La laïcité et ses idées reçues
La laïcité est limpide et dense comme un cristal. Mais elle est attaquée par une pluralité de rayons qui se reflètent et diffractent, donnant l’illusion d’un miroitement incohérent.
La laïcité serait une « exception française », intraduisible. En vérité, la laïcité est une « antériorité française », comme la Déclaration de 1789 pour les Droits de l’Homme. Une idée naît dans un pays puis acquiert une portée universelle, comme la démocratie à Athènes ou l’Habeas corpus, en Angleterre. La laïcité, en tant que concept du politique, est apparu au XIXe siècle. Au Mexique, en 1856, la Constitution républicaine, inspirée des Lumières, évoque « l’autorité civile définie par la volonté nationale, sans religion d’État ». En France, c’est la IIIe République qui a consacré la laïcité. Par la suite, plusieurs États démocratiques ont adopté le principe de la séparation du politique et du religieux.

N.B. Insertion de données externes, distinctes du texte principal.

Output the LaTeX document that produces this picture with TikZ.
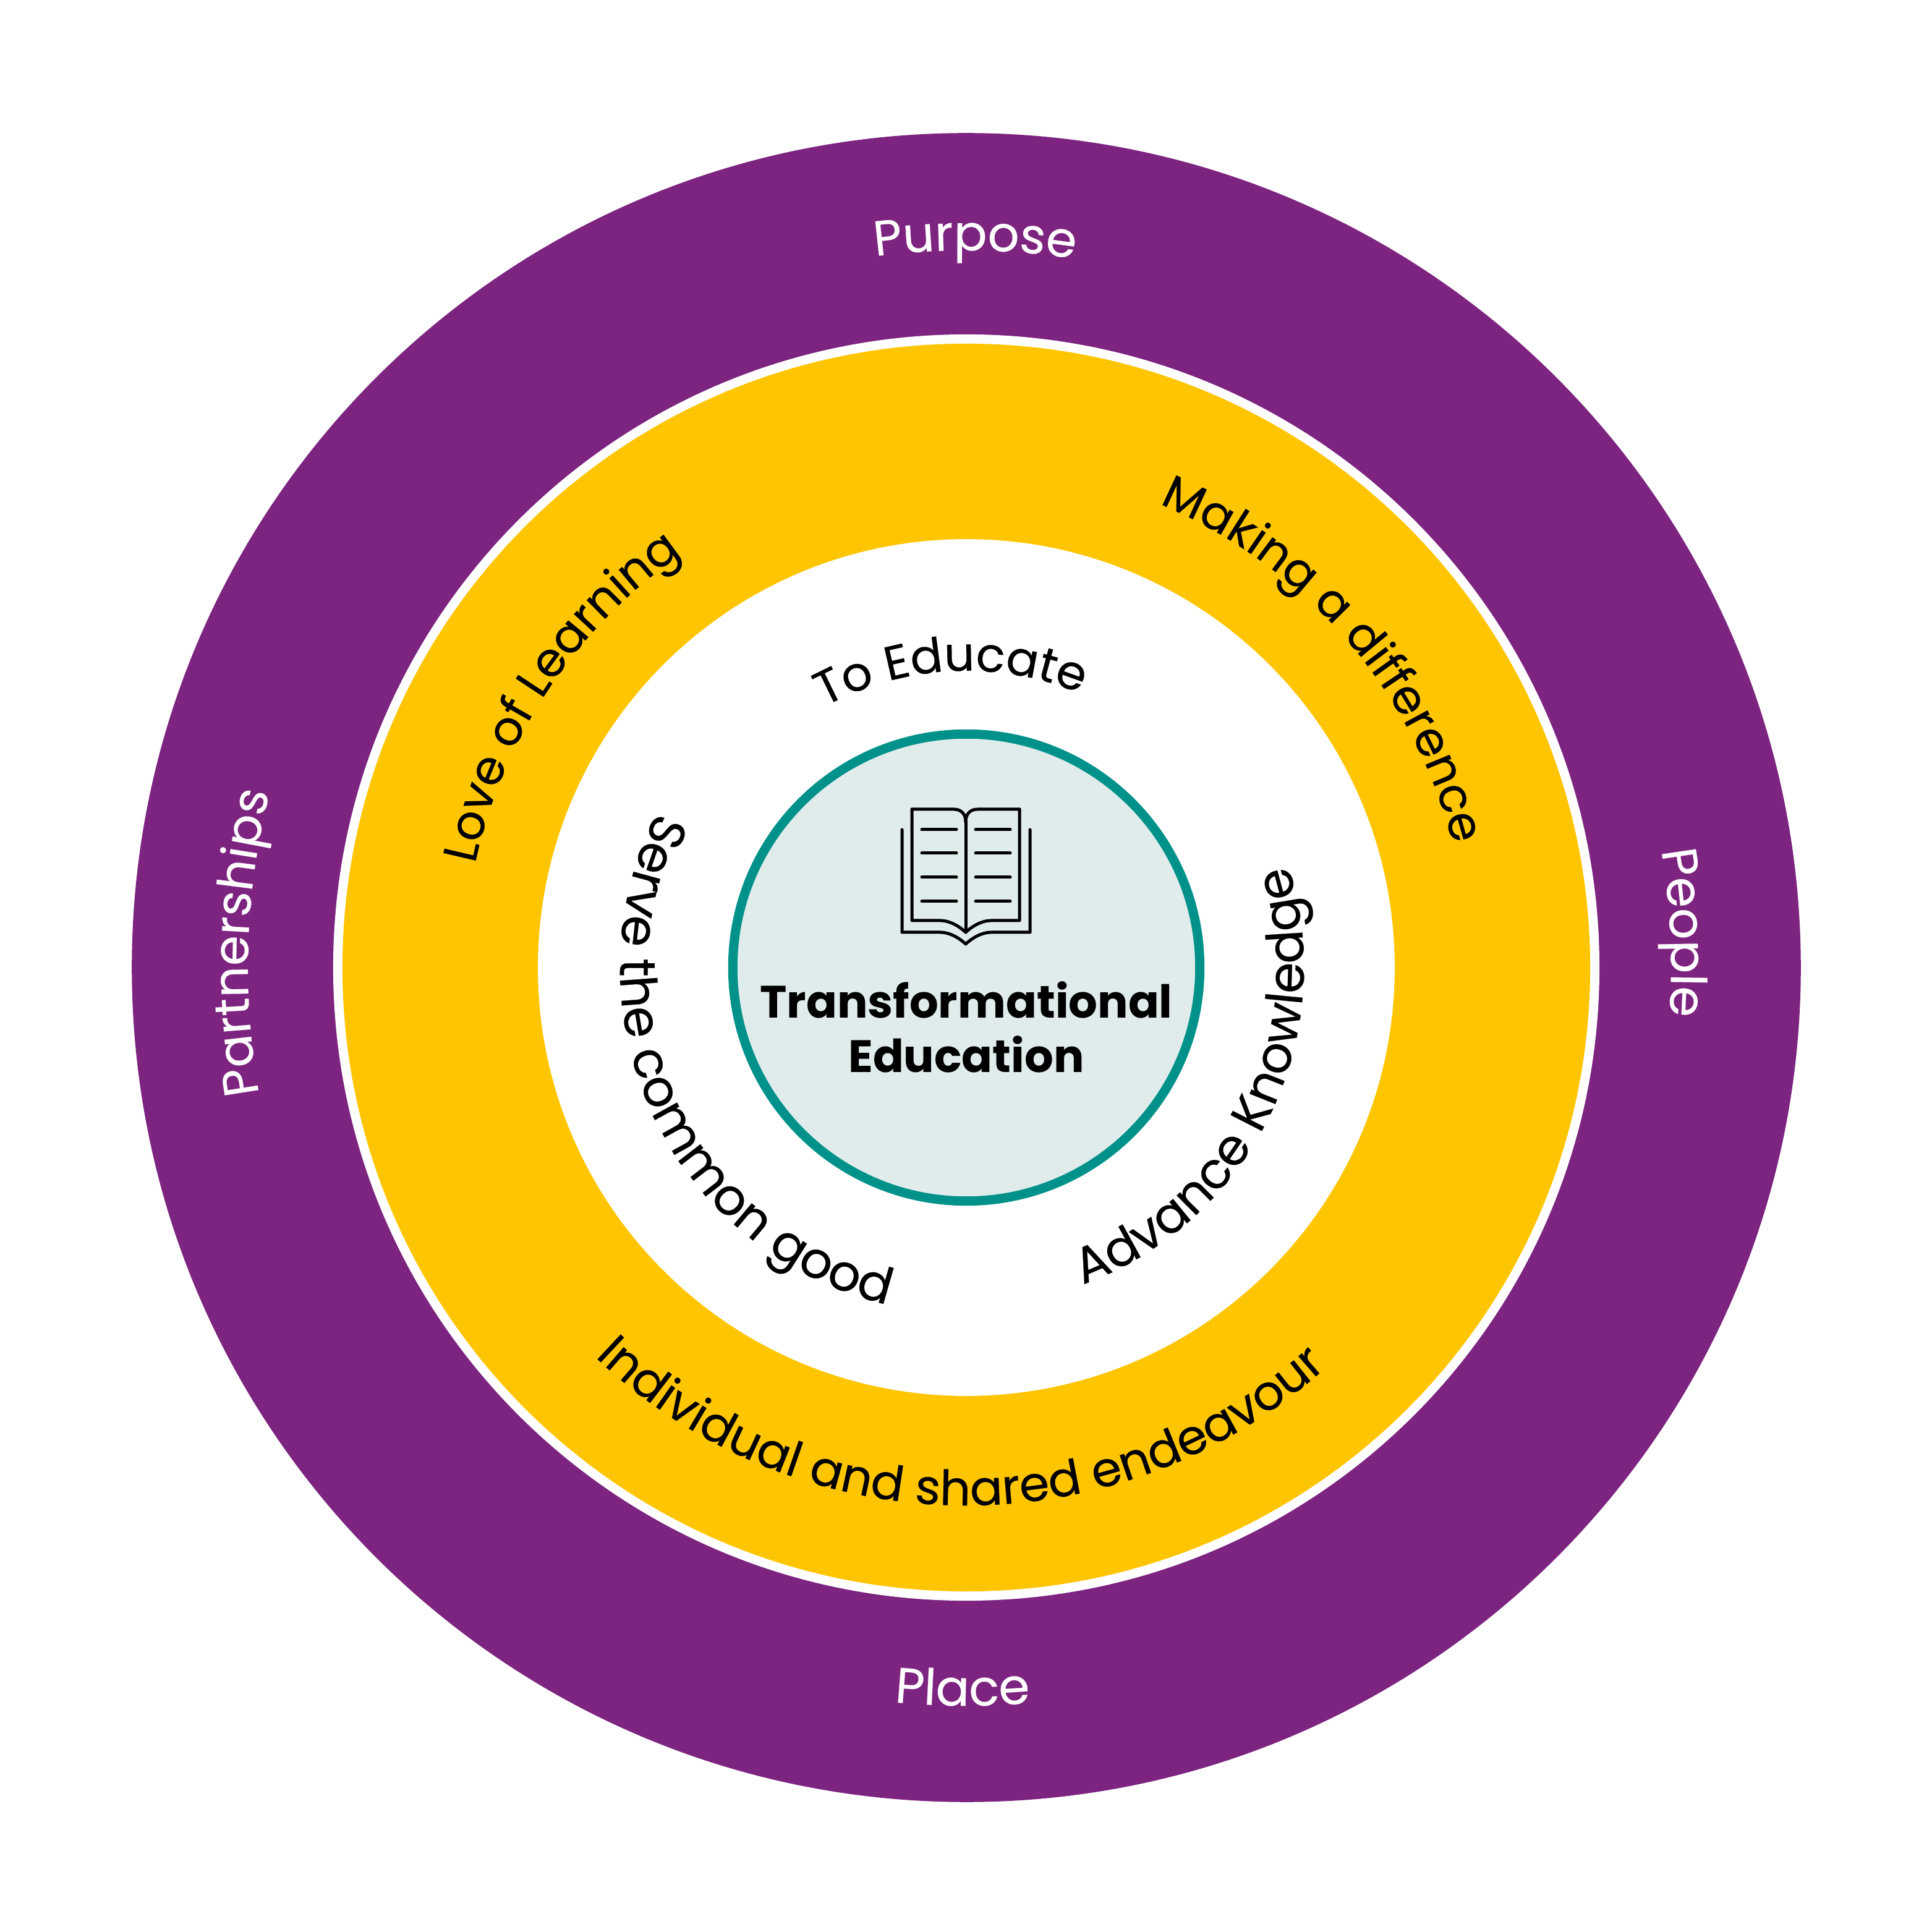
\documentclass[tikz,border=0pt]{standalone}
\usepackage{fontspec}
\setmainfont{Poppins}
\newfontfamily\ringface[FakeBold=0.3]{Poppins}
\usetikzlibrary{decorations.text}
\definecolor{ringpurple}{HTML}{7C2480}
\definecolor{ringyellow}{HTML}{FEC500}
\definecolor{coreteal}{HTML}{00928A}
\definecolor{corepale}{HTML}{E0ECEC}
\tikzset{ring label/.style n args={3}{decorate,decoration={text along path,text align=center,
    text/.expanded={|\noexpand\ringface\noexpand\fontsize{#1}{26}\noexpand\selectfont\noexpand\color{#2}|#3}}}}
\begin{document}
\begin{tikzpicture}[x=0.01cm,y=0.01cm]
    \tikzstyle{ring}=[circle,inner sep=0pt,outer sep=0pt]
    \tikzstyle{book line}=[line width=0.05cm,line cap=round,line join=round]
    \useasboundingbox (-1563,-1560) rectangle (1562,1565);

    % Draw the rings from the outside in
    \node[ring,fill=ringpurple,minimum size=26.98cm] (purple) at (0,0) {};
    \node[ring,fill=white,minimum size=20.47cm] (gap) at (purple) {};
    \node[ring,fill=ringyellow,minimum size=20.17cm] (yellow) at (purple) {};
    \node[ring,fill=white,minimum size=13.85cm] (inner) at (purple) {};
    \node[ring,fill=corepale,draw=coreteal,line width=0.15cm,minimum size=7.55cm] (core) at (purple) {};
    \node[font=\bfseries\fontsize{20.9}{25}\selectfont,align=center] (title) at (0,-96) {Transformational\\Education};

    % Draw the book
    \draw[book line] (-88,256) -- (-20,256) .. controls (-8,256) and (-1,248) .. (-1,236);
    \draw[book line] (86,256) -- (18,256) .. controls (6,256) and (-1,248) .. (-1,236);
    \draw[book line] (-88,256) -- (-88,76) -- (-42,76) .. controls (-30,76) and (-15,70) .. (-1,57)
        .. controls (13,70) and (28,76) .. (40,76) -- (86,76) -- (86,256);
    \draw[book line] (-1,236) -- (-1,57);
    \draw[book line] (-104,223) -- (-104,57) -- (-42,57) .. controls (-30,57) and (-15,51) .. (-1,38)
        .. controls (13,51) and (28,57) .. (40,57) -- (103,57) -- (103,223);
    \foreach \y in {223,185,146,107}
    {
        \draw[book line] (-72,\y) -- (-16,\y);
        \draw[book line] (15,\y) -- (71,\y);
    }

    % Draw the curved labels, dir -1 runs clockwise and 1 counter clockwise
    \foreach \lab/\mid/\rad/\dir/\col/\sz in {
        Purpose/89.3/1160/-1/white/22.7, Place/269.7/1194/1/white/23,
        People/2.8/1140/-1/white/22.6, Partnerships/178/1162/-1/white/22.4,
        Love of Learning/146.3/812/-1/black/21.8, Making a difference/40.8/812/-1/black/21.7,
        Individual and shared endeavour/269.2/870/1/black/22.3,
        To Educate/93/480/-1/black/22, Advance Knowledge/-26.1/546/1/black/23.1,
        Serve the common good/205/560/1/black/23.2}
    {
        \pgfmathsetmacro{\startang}{\mid-\dir*100}
        \pgfmathsetmacro{\endang}{\mid+\dir*100}
        \path[ring label={\sz}{\col}{\lab}] (\startang:\rad) arc[start angle=\startang,end angle=\endang,radius=\rad];
    }
\end{tikzpicture}
\end{document}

La laïcité se confondrait avec l’athéisme. Non. La laïcité repose précisément sur la liberté de conscience, celle de croire, de ne pas croire et de changer de religion au nom du pluralisme des croyances. Source de débats et d’une jurisprudence abondante, la méthode laïque répond aux revendications religieuses, dans la limite de l’ordre public et de l’intérêt général. Elle cherche ainsi à prévenir les guerres de religions. Mais il est vrai que ceux qui pensent détenir la vérité n’acceptent pas d’être à égalité avec les autres ; ils refusent que la République ne condamne ni le blasphème ni l’apostasie
La laïcité discriminerait les cultes récemment implantés en France, en particulier l’islam. En droit, depuis 1905, la règle est l’égalité de traitement des religions. L’accès à leur patrimoine culturel, la liberté de l’étudier, de le critiquer, sont des libertés laissées à chacun. En revanche, s’il arrive que des pratiques religieuses viennent à heurter l’ordre public et les libertés, ces dérives sont condamnées par le droit commun.
La laïcité n’a pas besoin d’un qualificatif : « ouverte », « plurielle ». Elle suppose le pluralisme des convictions et l’égalité des personnes ; elle condamne la censure des idées et porte en elle-même les conditions de leur libre expression.